**Prompt**
Using the records below, copy exactly the part that opens with the line holding "Write the D3.js code for this chart." and closes with the line holding "const sigLabel = ['***', '*', '*', '***'];", minus the pictures.

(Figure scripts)
/---
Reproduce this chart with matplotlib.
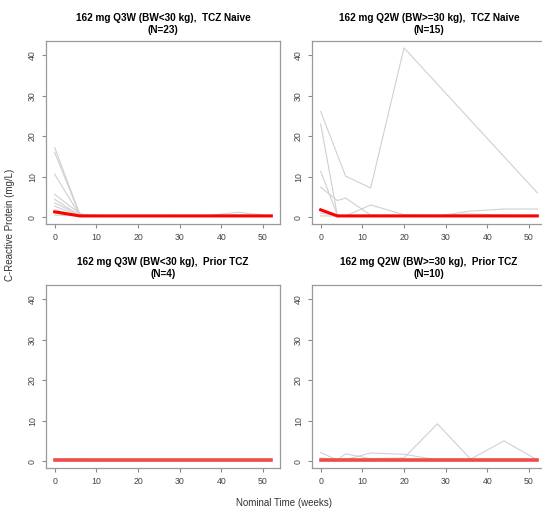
import numpy as np
import matplotlib.pyplot as plt

plt.rcParams['font.family'] = ['Liberation Sans', 'DejaVu Sans']

nan = np.nan

# Nominal visit weeks
weeks_q3w = [0, 6, 8, 12, 20, 28, 36, 44, 52]
weeks_q2w = [0, 4, 6, 12, 20, 28, 36, 44, 52]

titles = ["162 mg Q3W (BW<30 kg),  TCZ Naive\n(N=23)",
          "162 mg Q2W (BW>=30 kg),  TCZ Naive\n(N=15)",
          "162 mg Q3W (BW<30 kg),  Prior TCZ\n(N=4)",
          "162 mg Q2W (BW>=30 kg),  Prior TCZ\n(N=10)"]

# individual CRP profiles (mg/L), nan = missed visit
tl_subjects = [
    [17.2, 0.8, 0.3, 0.3, 0.3, 0.3, 0.4, 0.4, 0.3],
    [16.0, 0.6, 0.3, 0.3, 0.3, 0.4, 0.3, 1.2, 0.3],
    [10.6, 0.5, 0.3, 0.3, 0.3, 0.3, 0.3, 0.3, 0.3],
    [5.6, 0.9, 0.4, 0.3, 0.3, 0.3, 0.3, 0.6, 0.3],
    [4.4, 0.4, 0.3, 0.3, 0.3, 0.3, 0.3, 0.3, 0.3],
    [3.5, 0.5, 0.6, 0.3, 0.3, 0.3, 0.3, 0.3, 0.3],
    [2.7, 0.3, 0.3, 0.3, 0.4, 0.3, 0.3, 0.3, 0.3],
    [1.8, 0.3, 0.3, 0.3, 0.3, 0.3, 0.3, 0.3, 0.3],
    [1.0, 0.3, 0.3, 0.3, 0.3, 0.3, 0.3, 0.3, 0.3],
    [0.5, 0.3, 0.3, 0.3, 0.3, 0.3, 0.3, 0.3, 0.3],
]
tr_subjects = [
    [26.1, nan, 10.1, 7.2, 41.8, nan, nan, nan, 6.0],
    [23.0, 0.5, 0.3, 0.3, 0.3, 0.3, 0.3, 0.3, 0.3],
    [11.3, 0.5, 0.3, 0.4, 0.3, 0.3, 0.3, 0.3, 0.3],
    [7.4, 4.1, 4.7, 0.5, 0.4, 0.3, 1.5, 2.0, 2.0],
    [0.3, 0.3, 0.3, 3.0, 0.6, 0.5, 0.8, 0.5, 0.4],
    [1.0, 0.3, 0.3, 0.3, 0.3, 0.3, 0.3, 0.3, 0.3],
]
bl_subjects = [
    [0.2, 0.3, 0.2, 0.2, 0.2, 0.2, 0.3, 0.2, 0.2],
    [0.2, 0.2, 0.2, 0.2, 0.2, 0.3, 0.2, 0.3, 0.2],
    [0.1, 0.2, 0.1, 0.1, 0.1, 0.1, 0.1, 0.1, 0.1],
    [0.2, 0.2, 0.2, 0.2, 0.2, 0.2, 0.2, 0.2, 0.2],
]
br_subjects = [
    [2.1, 0.3, 1.8, 0.6, 0.8, 9.2, 0.5, 5.0, 0.3],
    [0.8, 0.3, 0.4, 2.0, 1.7, 0.3, 0.3, 0.3, 0.3],
    [0.3, 0.3, 0.5, 0.3, 0.3, 0.3, 0.3, 0.3, 0.3],
    [0.2, 0.2, 0.2, 0.2, 0.2, 0.2, 0.2, 0.2, 0.2],
]

# mean profiles
tl_mean = [1.3, 0.3, 0.3, 0.3, 0.3, 0.3, 0.3, 0.3, 0.3]
tr_mean = [1.8, 0.3, 0.3, 0.3, 0.3, 0.3, 0.3, 0.3, 0.3]
bl_mean = [0.2, 0.2, 0.2, 0.2, 0.2, 0.2, 0.2, 0.2, 0.2]
br_mean = [0.2, 0.2, 0.2, 0.2, 0.2, 0.2, 0.2, 0.2, 0.2]

panels = [
    (weeks_q3w, tl_subjects, tl_mean, '#ff0000', 2.2, [46, 41]),
    (weeks_q2w, tr_subjects, tr_mean, '#ff0000', 2.2, [312, 41]),
    (weeks_q3w, bl_subjects, bl_mean, '#f24a4a', 2.6, [46, 285]),
    (weeks_q2w, br_subjects, br_mean, '#f24a4a', 2.6, [312, 285]),
]

W, H = 542, 511
fig = plt.figure(figsize=(W / 100, H / 100), dpi=100)

for (wk, subj, mean, col, lw, (px, py)), title in zip(panels, titles):
    pw, ph = 234, 183
    ax = fig.add_axes([px / W, 1 - (py + ph) / H, pw / W, ph / H])
    wk = np.array(wk)
    for s in subj:
        s = np.array(s)
        ok = ~np.isnan(s)
        ax.plot(wk[ok], s[ok], color='#d0d0d0', lw=0.8)
    ax.plot(wk, mean, color=col, lw=lw)
    ax.set_xlim(-2.08, 54.08)
    ax.set_ylim(-1.7, 43.5)
    ax.set_xticks([0, 10, 20, 30, 40, 50])
    ax.set_yticks([0, 10, 20, 30, 40])
    ax.tick_params(colors='#888888', labelcolor='#444444', labelsize=6.3,
                   length=3, width=0.8)
    for lab in ax.get_yticklabels():
        lab.set_rotation(90)
        lab.set_va('center')
    for sp in ax.spines.values():
        sp.set_color('#999999')
        sp.set_linewidth(0.9)
    ax.set_title(title, fontsize=7.2, fontweight='bold', pad=6, linespacing=1.2)

fig.text(10 / W, 1 - 225 / H, 'C-Reactive Protein (mg/L)', rotation=90,
         ha='center', va='center', fontsize=7, color='#333333')
fig.text(284 / W, 1 - 503 / H, 'Nominal Time (weeks)',
         ha='center', va='center', fontsize=7, color='#333333')

fig.savefig('out.png', dpi=100)
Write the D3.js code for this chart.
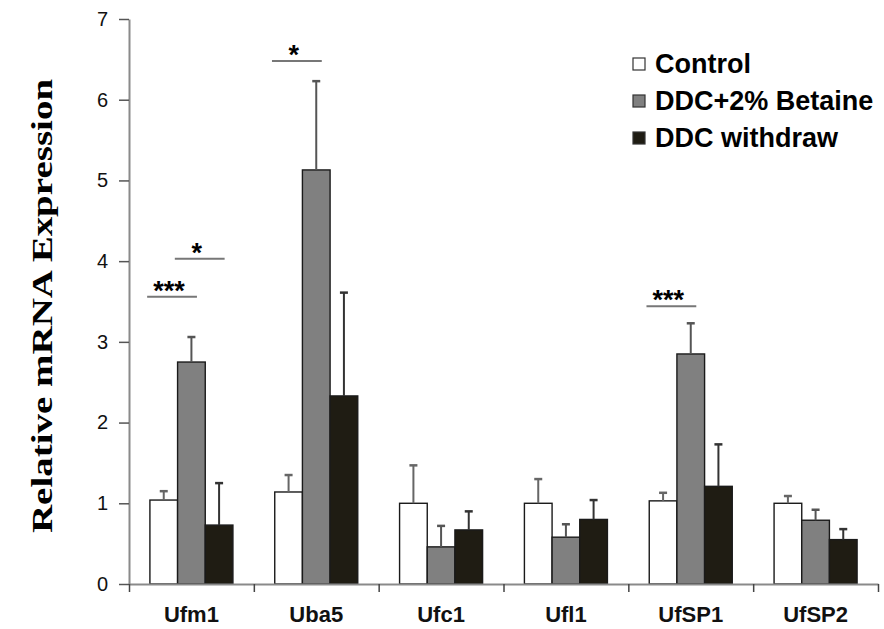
<!DOCTYPE html>
<html>
<head>
<meta charset="utf-8">
<script src="https://cdn.jsdelivr.net/npm/d3@7/dist/d3.min.js"></script>
<style>
  body { margin: 0; background: #fff; }
  #chart { width: 884px; height: 629px; }
  text { font-family: "Liberation Sans", Arial, sans-serif; }
</style>
</head>
<body>
<div id="chart"></div>
<script>
// --- data ---
const genes = ['Ufm1', 'Uba5', 'Ufc1', 'Ufl1', 'UfSP1', 'UfSP2'];
const groups = ['Control', 'DDC+2% Betaine', 'DDC withdraw'];

const controlMean = [1.04, 1.14, 1.00, 1.00, 1.03, 1.00];
const controlErr = [0.11, 0.21, 0.47, 0.30, 0.10, 0.09];
const betaineMean = [2.75, 5.13, 0.46, 0.58, 2.85, 0.79];
const betaineErr = [0.31, 1.10, 0.26, 0.16, 0.38, 0.13];
const withdrawMean = [0.73, 2.33, 0.67, 0.80, 1.21, 0.55];
const withdrawErr = [0.52, 1.28, 0.23, 0.24, 0.52, 0.13];

const yTicks = [0, 1, 2, 3, 4, 5, 6, 7];

// significance brackets: gene, first bar, second bar, height, stars
const sigGene = ['Ufm1', 'Ufm1', 'Uba5', 'UfSP1'];
const sigFrom = [0, 1, 0, 0];
const sigTo = [1, 2, 1, 1];
const sigLevel = [3.56, 4.03, 6.48, 3.44];
const sigLabel = ['***', '*', '*', '***'];

const fills = ['#ffffff', '#808080', '#1f1c13'];
const errColors = ['#666', '#555', '#333'];

// --- build rows ---
const means = [controlMean, betaineMean, withdrawMean];
const errs = [controlErr, betaineErr, withdrawErr];
const rows = [];
genes.forEach((g, i) => {
    groups.forEach((s, j) => {
        rows.push({ gene: g, group: j, mean: means[j][i], err: errs[j][i] });
    });
});

const width = 884, height = 629;
const plot = { left: 129, right: 878, top: 19, bottom: 584 };

const svg = d3.select('#chart').append('svg')
    .attr('width', width)
    .attr('height', height);

// scales
const y = d3.scaleLinear().domain([0, 7]).range([plot.bottom, plot.top]);
const x0 = d3.scaleBand().domain(genes)
    .range([plot.left, plot.right])
    .paddingInner(0.335)
    .paddingOuter(0.1675);
const x1 = d3.scaleBand().domain(d3.range(groups.length)).range([0, x0.bandwidth()]);
const xEdge = d3.scaleLinear().domain([0, genes.length]).range([plot.left, plot.right]);

// y axis
const yAxisG = svg.append('g')
    .attr('transform', `translate(${plot.left},0)`)
    .call(d3.axisLeft(y).tickValues(yTicks).tickFormat(d3.format('d'))
        .tickSize(10).tickSizeOuter(0).tickPadding(11));
yAxisG.select('.domain').attr('stroke', '#8a8a8a').attr('stroke-width', 2);
yAxisG.selectAll('.tick line').attr('stroke', '#555').attr('stroke-width', 1.5);
yAxisG.selectAll('.tick text')
    .attr('font-size', 20)
    .attr('fill', '#111')
    .style('font-family', '"Liberation Sans", Arial, sans-serif');

// bars
const bars = svg.append('g');
bars.selectAll('rect').data(rows).enter().append('rect')
    .attr('x', d => x0(d.gene) + x1(d.group))
    .attr('y', d => y(d.mean))
    .attr('width', x1.bandwidth())
    .attr('height', d => y(0) - y(d.mean))
    .attr('fill', d => fills[d.group])
    .attr('stroke', '#1a1a1a')
    .attr('stroke-width', 1.4);

// error bars (upper only)
const eb = svg.append('g');
eb.selectAll('line.stem').data(rows).enter().append('line')
    .attr('class', 'stem')
    .attr('x1', d => x0(d.gene) + x1(d.group) + x1.bandwidth() / 2)
    .attr('x2', d => x0(d.gene) + x1(d.group) + x1.bandwidth() / 2)
    .attr('y1', d => y(d.mean))
    .attr('y2', d => y(d.mean + d.err))
    .attr('stroke', d => errColors[d.group])
    .attr('stroke-width', 2);
eb.selectAll('line.cap').data(rows).enter().append('line')
    .attr('class', 'cap')
    .attr('x1', d => x0(d.gene) + x1(d.group) + x1.bandwidth() / 2 - 4)
    .attr('x2', d => x0(d.gene) + x1(d.group) + x1.bandwidth() / 2 + 4)
    .attr('y1', d => y(d.mean + d.err))
    .attr('y2', d => y(d.mean + d.err))
    .attr('stroke', d => errColors[d.group])
    .attr('stroke-width', 2.5);

// x axis: baseline with ticks at the category edges
const xAxisG = svg.append('g')
    .attr('transform', `translate(0,${plot.bottom})`)
    .call(d3.axisBottom(xEdge).ticks(genes.length).tickFormat('').tickSize(8).tickSizeOuter(0));
xAxisG.select('.domain').attr('stroke', '#8a8a8a').attr('stroke-width', 2);
xAxisG.selectAll('.tick line').attr('stroke', '#444').attr('stroke-width', 1.5);

svg.append('g').selectAll('text').data(genes).enter().append('text')
    .attr('x', d => x0(d) + x0.bandwidth() / 2)
    .attr('y', 622)
    .attr('text-anchor', 'middle')
    .attr('font-size', 22)
    .attr('font-weight', 'bold')
    .attr('fill', '#111')
    .text(d => d);

// significance lines and stars
const sig = svg.append('g');
sigGene.forEach((g, k) => {
    const bw = x1.bandwidth();
    const xa = x0(g) + x1(sigFrom[k]) + bw / 2 - 0.6 * bw;
    const xb = x0(g) + x1(sigTo[k]) + bw / 2 + 0.2 * bw;
    sig.append('line')
        .attr('x1', xa).attr('x2', xb)
        .attr('y1', y(sigLevel[k])).attr('y2', y(sigLevel[k]))
        .attr('stroke', '#777').attr('stroke-width', 2);
    sig.append('text')
        .attr('x', (xa + xb) / 2 - 3)
        .attr('y', y(sigLevel[k]) + 3)
        .attr('text-anchor', 'middle')
        .attr('font-size', 27)
        .attr('font-weight', 'bold')
        .attr('fill', '#000')
        .text(sigLabel[k]);
});

// y axis title
svg.append('text')
    .attr('transform', 'translate(52,306) rotate(-90) scale(1.3,1)')
    .attr('text-anchor', 'middle')
    .attr('font-size', 30)
    .attr('font-weight', 'bold')
    .style('font-family', '"Liberation Serif", "Times New Roman", serif')
    .text('Relative mRNA Expression');

// legend
const legend = svg.append('g').attr('transform', 'translate(633,0)');
const legendY = [64, 101, 138];
groups.forEach((s, j) => {
    legend.append('rect')
        .attr('x', 0).attr('y', legendY[j] - 6)
        .attr('width', 12).attr('height', 12)
        .attr('fill', fills[j])
        .attr('stroke', '#333').attr('stroke-width', 1.2);
    legend.append('text')
        .attr('x', 22).attr('y', legendY[j] + 9)
        .attr('font-size', 27)
        .attr('font-weight', 'bold')
        .attr('fill', '#000')
        .text(s);
});
</script>
</body>
</html>
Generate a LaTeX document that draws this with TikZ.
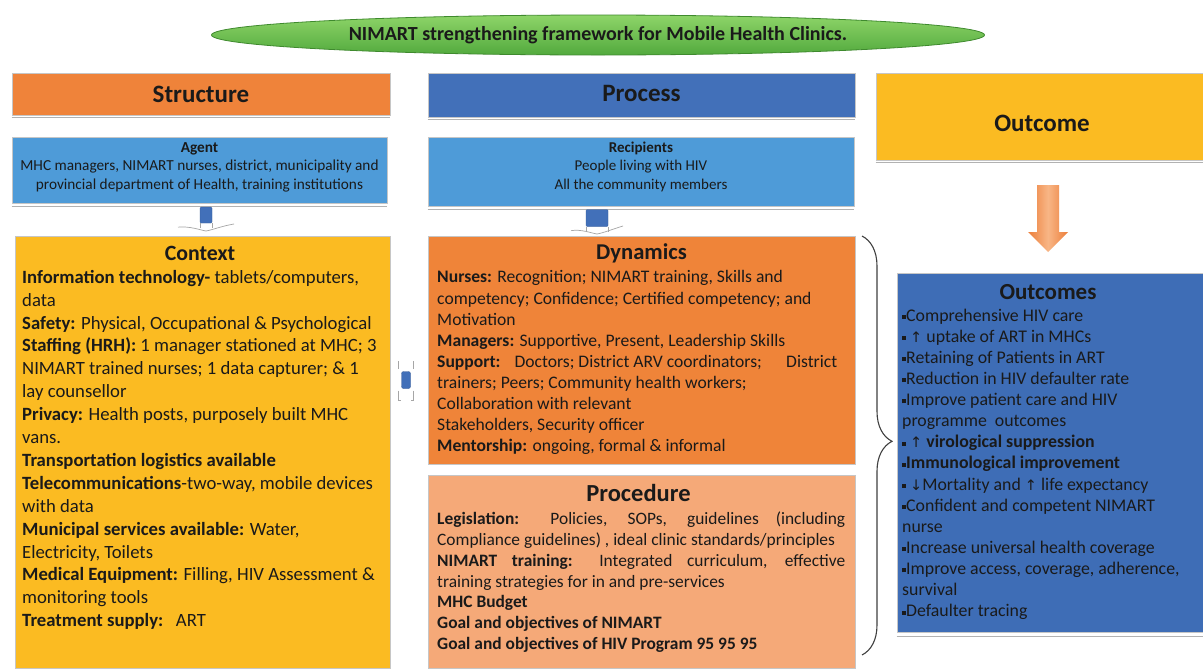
\documentclass[tikz,border=0pt]{standalone}
\usepackage{fontspec}
\setmainfont{Carlito}
\newfontfamily\arrowfont{DejaVu Sans}
\usetikzlibrary{shapes.geometric,decorations.pathreplacing}
\definecolor{cStruct}{HTML}{EF833A}
\definecolor{cProc}{HTML}{4270B9}
\definecolor{cLight}{HTML}{4E9BD8}
\definecolor{cYellow}{HTML}{FBBB22}
\definecolor{cDyn}{HTML}{EF8439}
\definecolor{cPcd}{HTML}{F5A978}
\definecolor{cOut}{HTML}{3E6DB6}
\definecolor{cGreenT}{HTML}{8ED468}
\definecolor{cGreenB}{HTML}{52AA3E}
\definecolor{cGreenD}{HTML}{3F8A2E}
\definecolor{cArrE}{HTML}{EC7E3A}
\definecolor{cArrM}{HTML}{F8B686}
\definecolor{cTxt}{HTML}{1A1A1A}
\newcommand\sqbul{\raisebox{2.2pt}{\rule{4pt}{4pt}}}
\newcommand\upa{{\arrowfont\fontsize{14.5}{14.5}\selectfont ↑}}
\newcommand\dna{{\arrowfont\fontsize{14.5}{14.5}\selectfont ↓}}
\tikzset{
  box/.style={draw=gray!45, line width=0.8pt, inner sep=0pt, rectangle},
  hdrtext/.style={font=\fontsize{25}{28}\selectfont\bfseries, text=cTxt, inner sep=0pt},
  subtitle/.style={font=\fontsize{#1}{26}\selectfont\bfseries, text=cTxt, inner sep=0pt},
  body/.style={anchor=north west, align=left, inner sep=0pt, text=cTxt},
  tinyarrow/.style={fill=cProc, draw=cProc!80!black, line width=0.3pt, inner sep=0pt, rounded corners=1pt},
  chev/.style={draw=gray!70, line width=0.7pt},
}
\begin{document}
\begin{tikzpicture}[x=1pt,y=-1pt]
\useasboundingbox (0,0) rectangle (1203,670);
\fill[white] (0,0) rectangle (1203,670);

% title ellipse
\node[ellipse, top color=cGreenT, bottom color=cGreenB, draw=cGreenD, line width=0.8pt,
      minimum width=773pt, minimum height=40pt, inner sep=0pt,
      font=\fontsize{20}{22}\selectfont\bfseries, text=cTxt] (title) at (598,35)
      {NIMART strengthening framework for Mobile Health Clinics.};

% headers
\node[box, fill=cStruct, minimum width=378pt, minimum height=42pt] (structure) at (201,94) {};
\node[hdrtext] (structuretxt) at (201,94) {Structure};
\draw[gray!60, line width=1pt] (structure.south west) ++(0,2) -- ([yshift=-2pt]structure.south east);
\node[box, fill=cProc, minimum width=427pt, minimum height=44pt] (process) at (641.5,95) {};
\node[hdrtext] (processtxt) at (641.5,93) {Process};
\draw[gray!60, line width=1pt] (process.south west) ++(0,2) -- ([yshift=-2pt]process.south east);
\node[box, fill=cYellow, minimum width=327pt, minimum height=87pt] (outcome) at (1039.5,116.5) {};
\node[hdrtext] (outcometxt) at (1042,123) {Outcome};
\draw[gray!60, line width=1pt] (outcome.south west) ++(0,2) -- ([yshift=-2pt]outcome.south east);

% agent / recipients
\node[box, fill=cLight, minimum width=375pt, minimum height=66pt] (agent) at (199.5,170) {};
\node[inner sep=0pt, anchor=north, align=center, text=cTxt, font=\fontsize{15.3}{18.5}\selectfont] (agenttxt) at (199.5,139)
  {\strut\textbf{Agent}\\ MHC managers, NIMART nurses, district, municipality and\\ provincial department of Health, training institutions};
\draw[gray!60, line width=1pt] (agent.south west) ++(0,3) -- ([yshift=-3pt]agent.south east);
\node[box, fill=cLight, minimum width=426pt, minimum height=69pt] (recip) at (641,171.5) {};
\node[inner sep=0pt, anchor=north, align=center, text=cTxt, font=\fontsize{15}{18.5}\selectfont] (reciptxt) at (641,139)
  {\strut\textbf{Recipients}\\ People living with HIV\\ All the community members};
\draw[gray!60, line width=1pt] (recip.south west) ++(0,3) -- ([yshift=-3pt]recip.south east);

% context
\node[box, fill=cYellow, minimum width=375pt, minimum height=432pt] (context) at (202.5,452) {};
\node[subtitle=21.8] (contexttitle) at (200,253) {Context};
\node[body, font=\fontsize{18.7}{22.9}\selectfont] (contexttxt) at (22,267)
  {\strut\textbf{Information technology-} tablets/computers,\\
   data\\
   \textbf{Safety:} Physical, Occupational \& Psychological\\
   \textbf{Staffing (HRH):} 1 manager stationed at MHC; 3\\
   NIMART trained nurses; 1 data capturer; \& 1\\
   lay counsellor\\
   \textbf{Privacy:} Health posts, purposely built MHC\\
   vans.\\
   \textbf{Transportation logistics available}\\
   \textbf{Telecommunications}-two-way, mobile devices\\
   with data\\
   \textbf{Municipal services available:} Water,\\
   Electricity, Toilets\\
   \textbf{Medical Equipment:} Filling, HIV Assessment \&\\
   monitoring tools\\
   \textbf{Treatment supply:}\ \ \ ART};

% dynamics
\node[box, fill=cDyn, minimum width=427pt, minimum height=228pt] (dynamics) at (641.5,350) {};
\node[subtitle=22.6] (dyntitle) at (641.5,253) {Dynamics};
\node[body, font=\fontsize{17.6}{21.1}\selectfont] (dyntxt) at (437,268)
  {\strut\textbf{Nurses:} Recognition; NIMART training, Skills and\\
   competency; Confidence; Certified competency; and\\
   Motivation\\
   \textbf{Managers:} Supportive, Present, Leadership Skills\\
   \makebox[400pt][l]{\textbf{Support:}\hspace{14pt}Doctors; District ARV coordinators;\hfill District}\\
   trainers; Peers; Community health workers;\\
   Collaboration with relevant\\
   Stakeholders, Security officer\\
   \textbf{Mentorship:} ongoing, formal \& informal};

% procedure
\node[box, fill=cPcd, minimum width=427pt, minimum height=193pt] (procedure) at (641.5,571.5) {};
\node[subtitle=24.5] (proctitle) at (638.5,493) {Procedure};
\node[body, font=\fontsize{17.4}{20.8}\selectfont] (proctxt) at (437,510)
  {\strut\makebox[408pt][s]{\textbf{Legislation:} Policies, SOPs, guidelines (including}\\
   Compliance guidelines) , ideal clinic standards/principles\\
   \makebox[408pt][s]{\textbf{NIMART training:} Integrated curriculum, effective}\\
   training strategies for in and pre-services\\
   \textbf{MHC Budget}\\
   \textbf{Goal and objectives of NIMART}\\
   \textbf{Goal and objectives of HIV Program 95 95 95}};

% outcomes
\node[box, fill=cOut, minimum width=306pt, minimum height=359pt] (outcomes) at (1050,452.5) {};
\draw[gray!60, line width=1pt] (outcomes.south west) ++(0,4) -- ([yshift=-4pt]outcomes.south east);
\node[subtitle=23] (outtitle) at (1048,292) {Outcomes};
\node[body, font=\fontsize{17.8}{21.14}\selectfont] (outtxt) at (902,306)
  {\strut\sqbul Comprehensive HIV care\\
   \sqbul\ \upa\ uptake of ART in MHCs\\
   \sqbul Retaining of Patients in ART\\
   \sqbul Reduction in HIV defaulter rate\\
   \sqbul Improve patient care and HIV\\
   programme\ \ outcomes\\
   \sqbul\ \upa\ \textbf{virological suppression}\\
   \sqbul\textbf{Immunological improvement}\\
   \sqbul\ \dna Mortality and \upa\ life expectancy\\
   \sqbul Confident and competent NIMART\\
   nurse\\
   \sqbul Increase universal health coverage\\
   \sqbul Improve access, coverage, adherence,\\
   survival\\
   \sqbul Defaulter tracing};

% small blue arrows
\node[tinyarrow, minimum width=12pt, minimum height=16pt] (arrA) at (206,215) {};
\draw[chev] (arrA.south) ++(-28,4) .. controls (190,226) and (200,230) .. (206,231)
            .. controls (212,230) and (222,226) .. (234,224);
\draw[chev] (arrA.south west) -- ++(0,5);
\draw[chev] (arrA.south east) -- ++(0,5);
\node[tinyarrow, minimum width=22pt, minimum height=17pt] (arrB) at (597,218) {};
\draw[chev] (arrB.south) ++(-26,4) .. controls (581,229) and (591,233) .. (597,234)
            .. controls (603,233) and (613,229) .. (623,226);
\draw[chev] (arrB.south west) -- ++(0,5);
\draw[chev] (arrB.south east) -- ++(0,5);
\node[tinyarrow, minimum width=9pt, minimum height=17pt, rounded corners=2pt] (arrC) at (406,380) {};
\draw[chev, line width=0.5pt] (arrC.north west) ++(-3,-10) -- ++(0,8);
\draw[chev, line width=0.5pt] (arrC.north east) ++(3,-10) -- ++(0,8);
\draw[chev, line width=0.5pt] (arrC.south west) ++(-3,2) -- ++(0,10) -- ++(3,0);
\draw[chev, line width=0.5pt] (arrC.south east) ++(3,2) -- ++(0,10) -- ++(-3,0);

% orange arrow outcome -> outcomes
\coordinate (oa) at (1048,185);
\shade[left color=cArrE, right color=cArrE, middle color=cArrM]
  (oa) ++(-11,0) -- ++(22,0) -- ++(0,47) -- ++(9,0) -- ++(-20,20) -- ++(-20,-20) -- ++(9,0) -- cycle;

% brace
\coordinate (bracetop) at (862,236);
\coordinate (bracebot) at (862,655);
\draw[decorate, decoration={brace, amplitude=30pt, aspect=0.49}, line width=1.1pt, black!75]
  (bracetop) -- (bracebot);
\end{tikzpicture}
\end{document}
\---
**The completed task**
Write the D3.js code for this chart.
<!DOCTYPE html>
<html>
<head>
<meta charset="utf-8">
<script src="https://cdn.jsdelivr.net/npm/d3@7/dist/d3.min.js"></script>
<style>
  body { margin: 0; background: #fff; }
  #chart { width: 884px; height: 629px; }
  text { font-family: "Liberation Sans", Arial, sans-serif; }
</style>
</head>
<body>
<div id="chart"></div>
<script>
// --- data ---
const genes = ['Ufm1', 'Uba5', 'Ufc1', 'Ufl1', 'UfSP1', 'UfSP2'];
const groups = ['Control', 'DDC+2% Betaine', 'DDC withdraw'];

const controlMean = [1.04, 1.14, 1.00, 1.00, 1.03, 1.00];
const controlErr = [0.11, 0.21, 0.47, 0.30, 0.10, 0.09];
const betaineMean = [2.75, 5.13, 0.46, 0.58, 2.85, 0.79];
const betaineErr = [0.31, 1.10, 0.26, 0.16, 0.38, 0.13];
const withdrawMean = [0.73, 2.33, 0.67, 0.80, 1.21, 0.55];
const withdrawErr = [0.52, 1.28, 0.23, 0.24, 0.52, 0.13];

const yTicks = [0, 1, 2, 3, 4, 5, 6, 7];

// significance brackets: gene, first bar, second bar, height, stars
const sigGene = ['Ufm1', 'Ufm1', 'Uba5', 'UfSP1'];
const sigFrom = [0, 1, 0, 0];
const sigTo = [1, 2, 1, 1];
const sigLevel = [3.56, 4.03, 6.48, 3.44];
const sigLabel = ['***', '*', '*', '***'];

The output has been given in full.